Back during the LLVM developer's meeting, I talked with some of you about a
proposal to "validate" llvm. Now that 2.4 is almost out the door, it
seems a
good time to start that discussion.
I've written up a detailed proposal and attached it to this message. The
goal
is to ease LLVM use by third parties. We've got consideral experience with
LLVM and the community development model here and see its benefits as well as
challenges. This proposal attempts to address what I feel is the main
challenge: testing and stability of LLVM between releases.
Please take a look and send feedback toi the list. I'd like to get the
process moving early in the 2.4 cycle.
Thanks for your input and support.
-Dave
-------------- next part --------------
LLVM Validation Proposal
------------------------
*Motivation*
LLVM Top of Trunk (ToT) is fairly unstable. It is common for tests to
break on a daily basis. This makes tracking the LLVM trunk difficult
and often undesireable for those needing stability. Such needs come
from a variety of situations: integrating LLVM with other components
requires a stable base to isolate bugs; researchers want a stable
platform on which to run experiments; developers want to know when
they've broken something and don't want the testing noise random
breakage introduces; some users keep private LLVM repositories where
they do project-specific development and want to know when it is
"safe"
to merge from upstream so as to introduce as few new bugs as possible.

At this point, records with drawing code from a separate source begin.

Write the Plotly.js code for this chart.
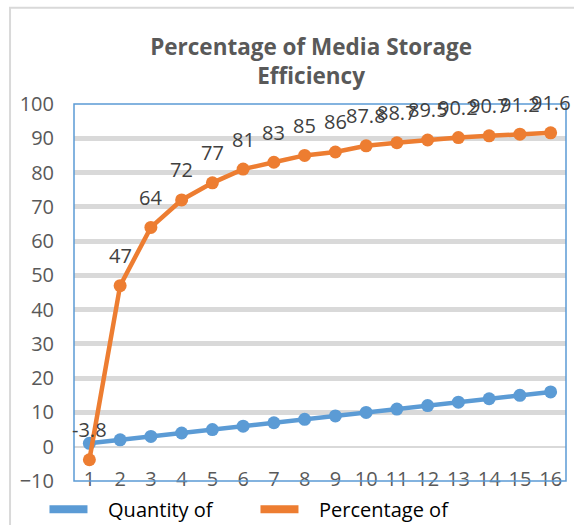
<!DOCTYPE html>
<html>
<head>
<meta charset="utf-8">
<script src="https://cdn.plot.ly/plotly-3.0.1.min.js"></script>
<style>
  html, body { margin: 0; padding: 0; background: #ffffff; }
  #chart { width: 574px; height: 525px; }
</style>
</head>
<body>
<div id="chart"></div>
<script>
// Step index along the horizontal axis
const steps = [1, 2, 3, 4, 5, 6, 7, 8, 9, 10, 11, 12, 13, 14, 15, 16];
// Quantity of media storage
const quantity = [1, 2, 3, 4, 5, 6, 7, 8, 9, 10, 11, 12, 13, 14, 15, 16];
// Percentage of media storage efficiency
const percentage = [-3.8, 47, 64, 72, 77, 81, 83, 85, 86, 87.8, 88.7, 89.5, 90.2, 90.7, 91.2, 91.6];
const yTicks = [-10, 0, 10, 20, 30, 40, 50, 60, 70, 80, 90, 100];
const seriesNames = ['Quantity of<br>Media Storage', 'Percentage of<br>Media Storage Efficiency'];

const BLUE = '#5B9BD5';
const ORANGE = '#ED7D31';
const GRID = '#d9d9d9';
const AXIS_TEXT = '#595959';
const FONT = 'Open Sans, sans-serif';
const PAD = '\u00a0\u00a0\u00a0';

const traces = [
  {
    x: steps, y: quantity, type: 'scatter', mode: 'lines+markers',
    name: seriesNames[0], showlegend: false,
    line: { color: BLUE, width: 4.5 },
    marker: { color: BLUE, size: 13 }
  },
  {
    x: steps, y: percentage, type: 'scatter', mode: 'lines+markers',
    name: seriesNames[1], showlegend: false,
    line: { color: ORANGE, width: 4.5 },
    marker: { color: ORANGE, size: 13 }
  },
  // legend keys: plain line swatches
  {
    x: [null], y: [null], type: 'scatter', mode: 'lines',
    name: PAD + seriesNames[0],
    line: { color: BLUE, width: 8 }, hoverinfo: 'skip'
  },
  {
    x: [null], y: [null], type: 'scatter', mode: 'lines',
    name: PAD + seriesNames[1],
    line: { color: ORANGE, width: 8 }, hoverinfo: 'skip'
  }
];

// value labels above the percentage points
const valueLabels = steps.map((s, i) => ({
  x: s, y: percentage[i], xref: 'x', yref: 'y',
  text: String(percentage[i]), showarrow: false,
  yshift: 30, font: { family: FONT, size: 20, color: '#404040' }
}));

const layout = {
  width: 574, height: 525,
  paper_bgcolor: '#ffffff', plot_bgcolor: '#ffffff',
  margin: { l: 74, r: 8, t: 104, b: 44, autoexpand: false },
  title: {
    text: '<b>Percentage of Media Storage<br>Efficiency</b>',
    x: 0.542, xanchor: 'center', xref: 'container',
    y: 1 - 55 / 525, yanchor: 'top', yref: 'container',
    font: { family: FONT, size: 22.5, color: AXIS_TEXT }
  },
  xaxis: {
    range: [0.5, 16.5], tickmode: 'array', tickvals: steps, ticktext: steps.map(String),
    showgrid: false, zeroline: false, showline: false, ticks: '',
    ticklabelstandoff: -16,
    tickfont: { family: FONT, size: 20, color: AXIS_TEXT }
  },
  yaxis: {
    range: [-10, 100], tickmode: 'array', tickvals: yTicks,
    showgrid: true, gridcolor: GRID, gridwidth: 5,
    zeroline: true, zerolinecolor: GRID, zerolinewidth: 2,
    showline: false, ticks: '', ticklabelstandoff: 19,
    tickfont: { family: FONT, size: 20, color: AXIS_TEXT }
  },
  showlegend: true,
  legend: {
    orientation: 'h', x: -0.060, xanchor: 'left', y: -0.023, yanchor: 'top',
    valign: 'top', entrywidth: 158, itemwidth: 38,
    font: { family: FONT, size: 20, color: '#000000' },
    bgcolor: 'rgba(0,0,0,0)'
  },
  shapes: [
    // outer chart frame
    { type: 'rect', xref: 'paper', yref: 'paper', x0: -0.130, x1: 1.2, y0: -0.3, y1: 1.255,
      line: { color: GRID, width: 2 }, fillcolor: 'rgba(0,0,0,0)', layer: 'below' },
    // plot-area frame
    { type: 'rect', xref: 'paper', yref: 'paper', x0: 0, x1: 1, y0: 0, y1: 1,
      line: { color: BLUE, width: 1.5 }, fillcolor: 'rgba(0,0,0,0)', layer: 'above' }
  ],
  annotations: valueLabels
};

Plotly.newPlot('chart', traces, layout, { displayModeBar: false, staticPlot: true });
</script>
</body>
</html>
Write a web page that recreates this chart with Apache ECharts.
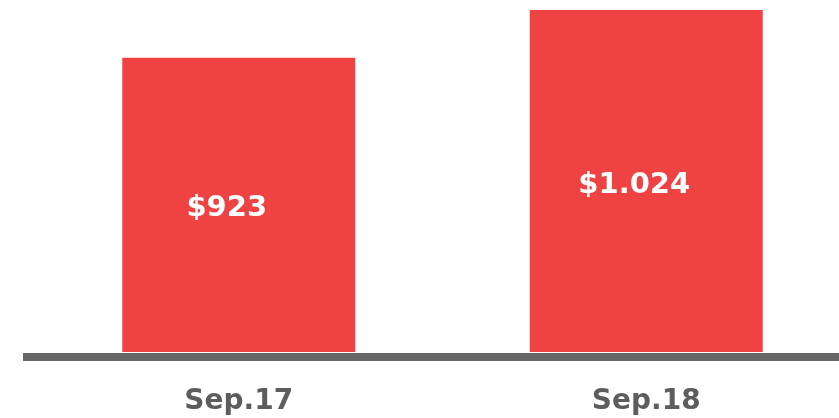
<!DOCTYPE html>
<html>
<head>
<meta charset="utf-8">
<script src="https://cdn.jsdelivr.net/npm/echarts@6/dist/echarts.min.js"></script>
<style>
  html, body { margin: 0; padding: 0; background: #fff; }
</style>
</head>
<body>
<div id="chart" style="width: 839px;height:418px;"></div>
<script>
var categories = ['Sep.17', 'Sep.18'];
var values = [923, 1024];
var valueLabels = ['$923', '$1.024'];

var chart = echarts.init(document.getElementById('chart'));

var option = {
  animation: false,
  grid: [
    // bars (the second band runs past the right edge)
    { left: 35, width: 815, top: 10, bottom: 66, outerBoundsMode: 'none' },
    // baseline only
    { left: 23, right: 0, top: 10, bottom: 61.5, outerBoundsMode: 'none' }
  ],
  xAxis: [
    {
      type: 'category',
      gridIndex: 0,
      data: categories,
      axisLine: { show: false },
      axisTick: { show: false },
      axisLabel: {
        margin: 36,
        color: '#5d5d5d',
        fontFamily: 'DejaVu Sans',
        fontWeight: 'bold',
        fontSize: 28
      }
    },
    {
      type: 'category',
      gridIndex: 1,
      data: [''],
      axisLine: { lineStyle: { color: '#676767', width: 8, cap: 'butt' } },
      axisTick: { show: false },
      axisLabel: { show: false }
    }
  ],
  yAxis: [
    { type: 'value', gridIndex: 0, min: 300, max: 1024, show: false },
    { type: 'value', gridIndex: 1, show: false }
  ],
  series: [
    {
      type: 'bar',
      xAxisIndex: 0,
      yAxisIndex: 0,
      barWidth: 233,
      itemStyle: { color: '#ee4243' },
      label: {
        show: true,
        position: 'inside',
        offset: [-12, 4],
        color: '#fff',
        fontFamily: 'DejaVu Sans',
        fontWeight: 'bold',
        fontSize: 29,
        formatter: function (p) { return valueLabels[p.dataIndex]; }
      },
      data: values
    }
  ]
};

chart.setOption(option);
</script>
</body>
</html>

Often those in the situations described above can't limit themselves to
the latest stable release. LLVM gains important new features rapidly
and users want to stay up-to-date, both to access those features and to
stay current so as to make merges from upstream simpler. Six months
between releases is a long time to wait and patches from release to
release are extremely large and likely to conflict with local changes.
*Solution*
One way to meet the needs identified above is to regularly "validate"

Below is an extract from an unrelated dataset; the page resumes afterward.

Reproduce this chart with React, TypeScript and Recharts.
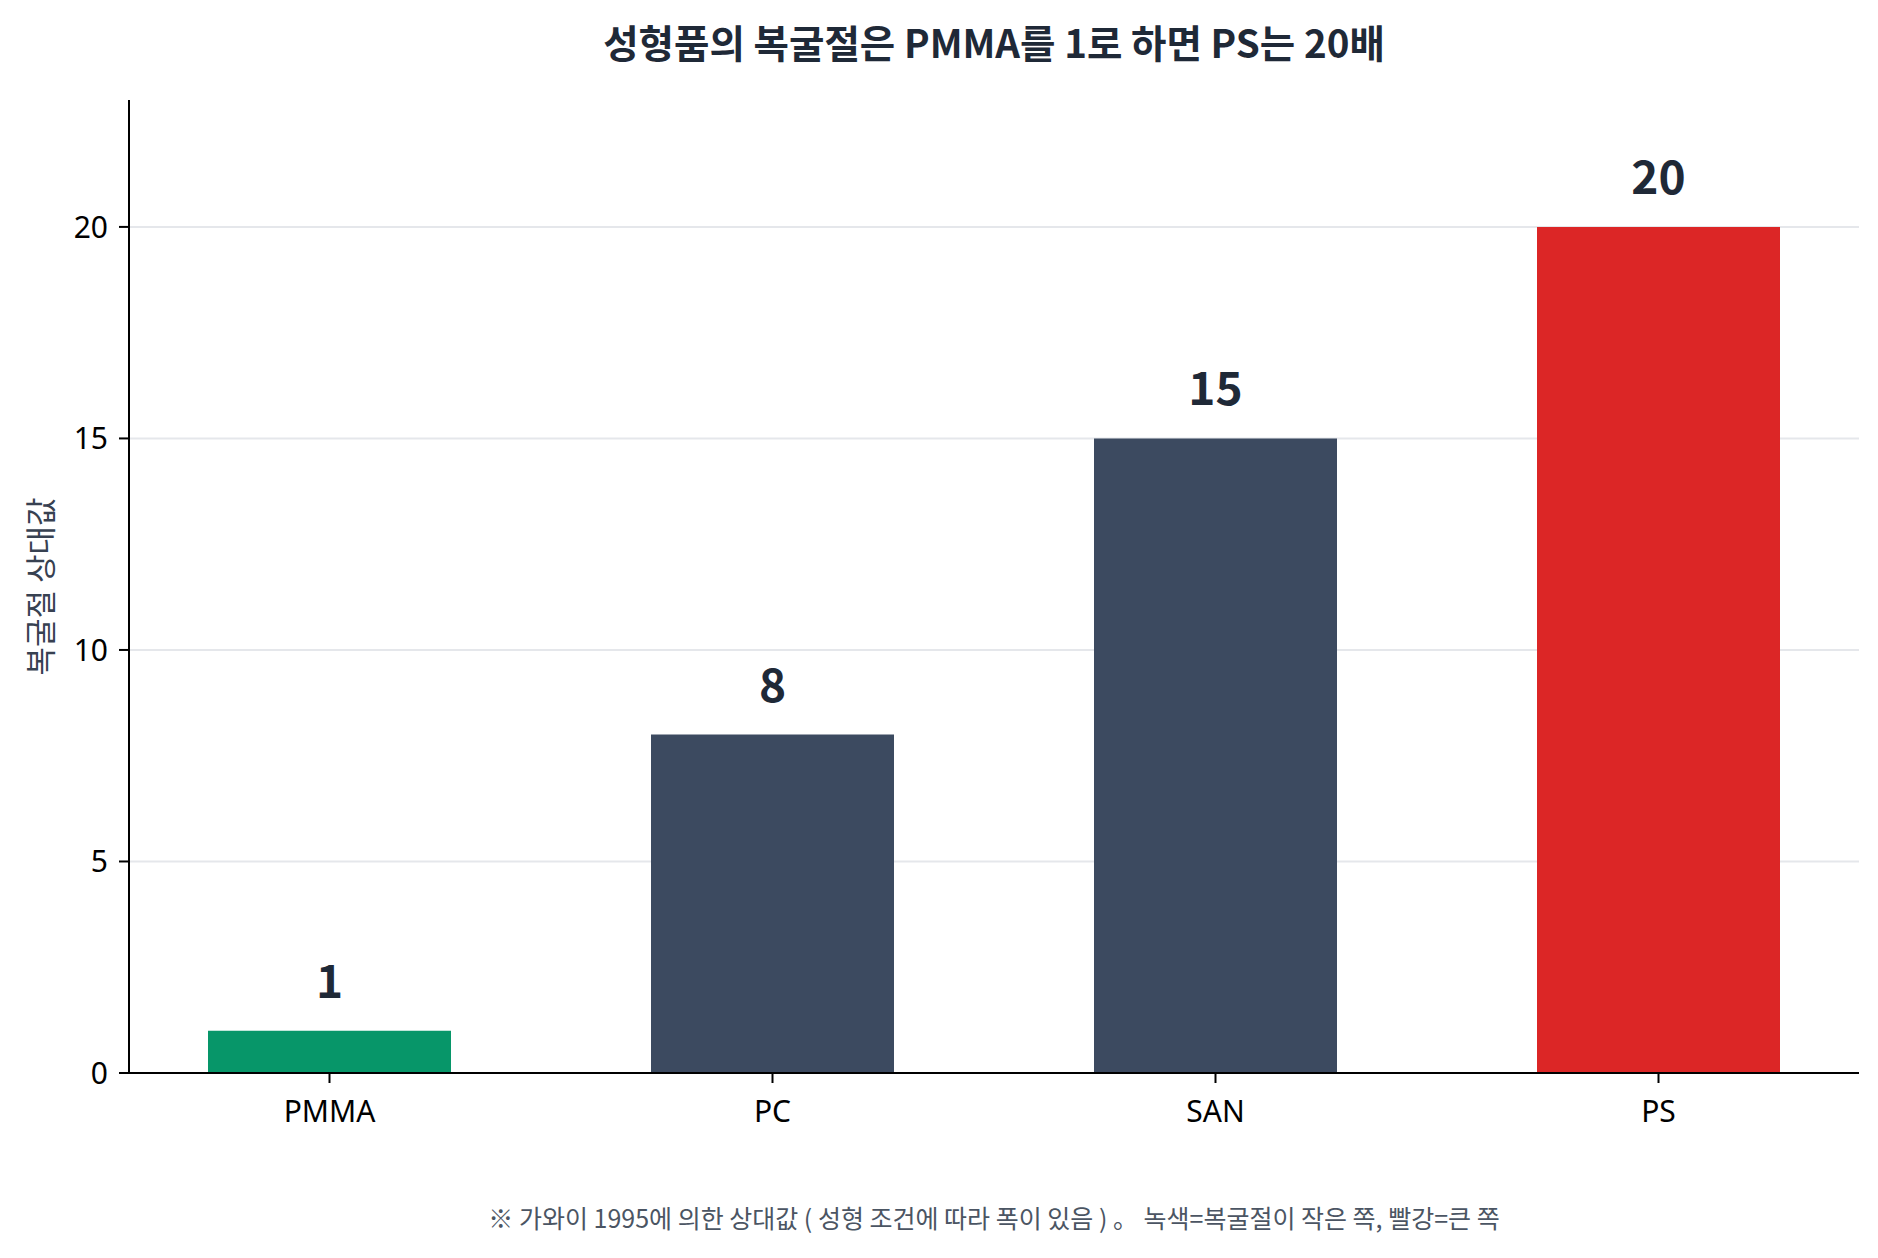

LLVM as passing all of its tests. A "validation run" is a testing run
of LLVM at some revision. A "validation result" is the outcome of the
testing run (pass/fail, etc.). A "validation" is a validation run
that
meets the stability requirements (e.g. passing all tests).

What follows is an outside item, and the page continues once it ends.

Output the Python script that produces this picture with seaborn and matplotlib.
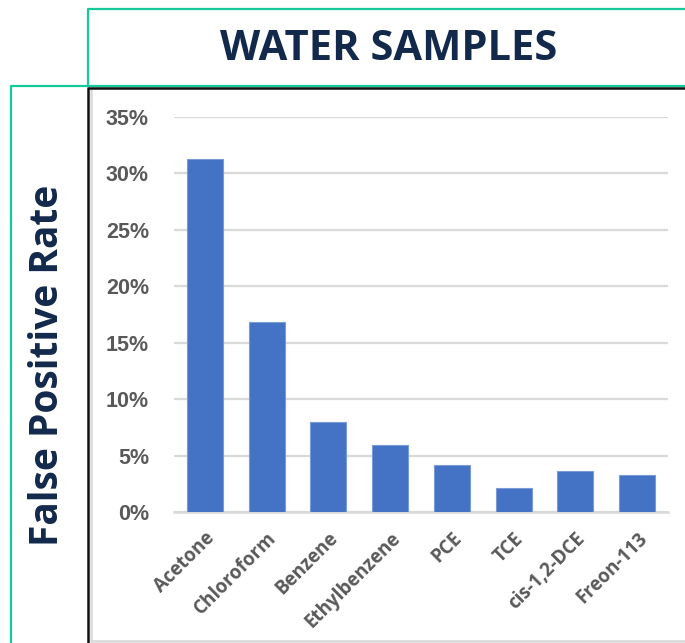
import matplotlib
matplotlib.use("Agg")
import matplotlib.pyplot as plt
from matplotlib.lines import Line2D
from matplotlib.ticker import PercentFormatter
import pandas as pd
import seaborn as sns

# False positive rates for water samples, by compound
compounds = ["Acetone", "Chloroform", "Benzene", "Ethylbenzene", "PCE", "TCE",
             "cis-1,2-DCE", "Freon-113"]
false_positive_rate = [0.313, 0.168, 0.080, 0.059, 0.042, 0.0215, 0.0365, 0.033]
y_ticks = [0.0, 0.05, 0.10, 0.15, 0.20, 0.25, 0.30, 0.35]

title_text = "WATER SAMPLES"
ylabel_text = "False Positive Rate"

df = pd.DataFrame({"compound": compounds, "rate": false_positive_rate})

sns.set_theme(style="white")
plt.rcParams["font.family"] = ["Liberation Sans", "DejaVu Sans"]

W, H = 685, 643
fig = plt.figure(figsize=(W / 100, H / 100), dpi=100)
ax = fig.add_axes([174 / W, 1 - 512 / H, (668 - 174) / W, (512 - 117) / H])

sns.barplot(data=df, x="compound", y="rate", color="#4472C4", width=0.58,
            saturation=1, edgecolor="#7a9bd8", linewidth=0.8, ax=ax, zorder=3)

ax.set_ylim(0, 0.35)
ax.set_xlim(-0.5, len(compounds) - 0.5)
ax.set_yticks(y_ticks)
ax.yaxis.set_major_formatter(PercentFormatter(1.0, decimals=0))
ax.grid(axis="y", color="#D9D9D9", linewidth=1.6, zorder=0)
ax.grid(axis="x", visible=False)
for s in ["top", "right", "left"]:
    ax.spines[s].set_visible(False)
ax.spines["bottom"].set_color("#D9D9D9")
ax.spines["bottom"].set_linewidth(1.8)
ax.set_xlabel("")
ax.set_ylabel("")

ax.tick_params(axis="y", length=0, pad=18, labelsize=15.5, labelcolor="#595959")
ax.tick_params(axis="x", length=0, pad=12, labelcolor="#595959")
for lbl in ax.get_yticklabels():
    lbl.set_fontweight("bold")
for lbl in ax.get_xticklabels():
    lbl.set_rotation(45)
    lbl.set_ha("right")
    lbl.set_rotation_mode("anchor")
    lbl.set_fontsize(13.5)
    lbl.set_fontfamily(["Open Sans", "DejaVu Sans"])
    lbl.set_fontweight("bold")

# Title and y-axis label in their framed panels
fig.text(389 / W, 1 - 49 / H, title_text, ha="center", va="center",
         fontsize=30, fontweight="bold", color="#13294B", family=["Open Sans", "DejaVu Sans"])
fig.text(48 / W, 1 - 365 / H, ylabel_text, ha="center", va="center", rotation=90,
         fontsize=28, fontweight="bold", color="#13294B", family=["Open Sans", "DejaVu Sans"])

def fline(xs, ys, color, lw):
    fig.add_artist(Line2D([x / W for x in xs], [1 - y / H for y in ys],
                          transform=fig.transFigure, color=color, linewidth=lw,
                          solid_capstyle="butt"))

green = "#14C99A"
# title panel frame
fline([88, 88, W], [87, 9, 9], green, 1.6)
# y-label panel frame
fline([11, 11, 88], [H, 86, 86], green, 1.6)
fline([88, W], [86, 86], green, 1.6)
# light chart-area border
fline([90.5, 90.5, W], [89, 640.5, 640.5], "#D9D9D9", 1.8)
# dark dividers
fline([88, W], [87.8, 87.8], "#111111", 1.8)
fline([88.2, 88.2], [87, H], "#111111", 1.8)

fig.savefig("out.png", dpi=100)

Validations can be expressed as tags of trunk and users can check out
the branch or svn switch over to it as desired.
Validations should be kept around to maintain history. For example,
users may not want to update to the latest-and-greatest validated LLVM
but want a safe spot to advance further than they are at currently.
Keeping all validation tags allows this. Since svn tags are cheap, this
should not impose a repository burden.
*Implementation*
The biggest issue to deal with is testing. LLVM testing resources are
already thin and validation requires that the testing process be
somewhat more formalized.
Some user interested in a particular target (say, x86 or PPC) should
claim responsibility for validating LLVM on that target. This would
involve running all of the LLVM target-independent tests as well as the
tests for the specific target desired. The identified tester for each
target will perform the validation by tagging the revision tested if
validation is successful..
This setup allows testing to be distributed among those most interested
in validations. It also relaxes the validation requirements some by
allowing LLVM to be validated against one target even though tests of
another target may fail. This also relieves the tester from having to
provide working platforms on which to run all of the LLVM
target-specific tests.
Those doing validations are collectively referred to as "validators."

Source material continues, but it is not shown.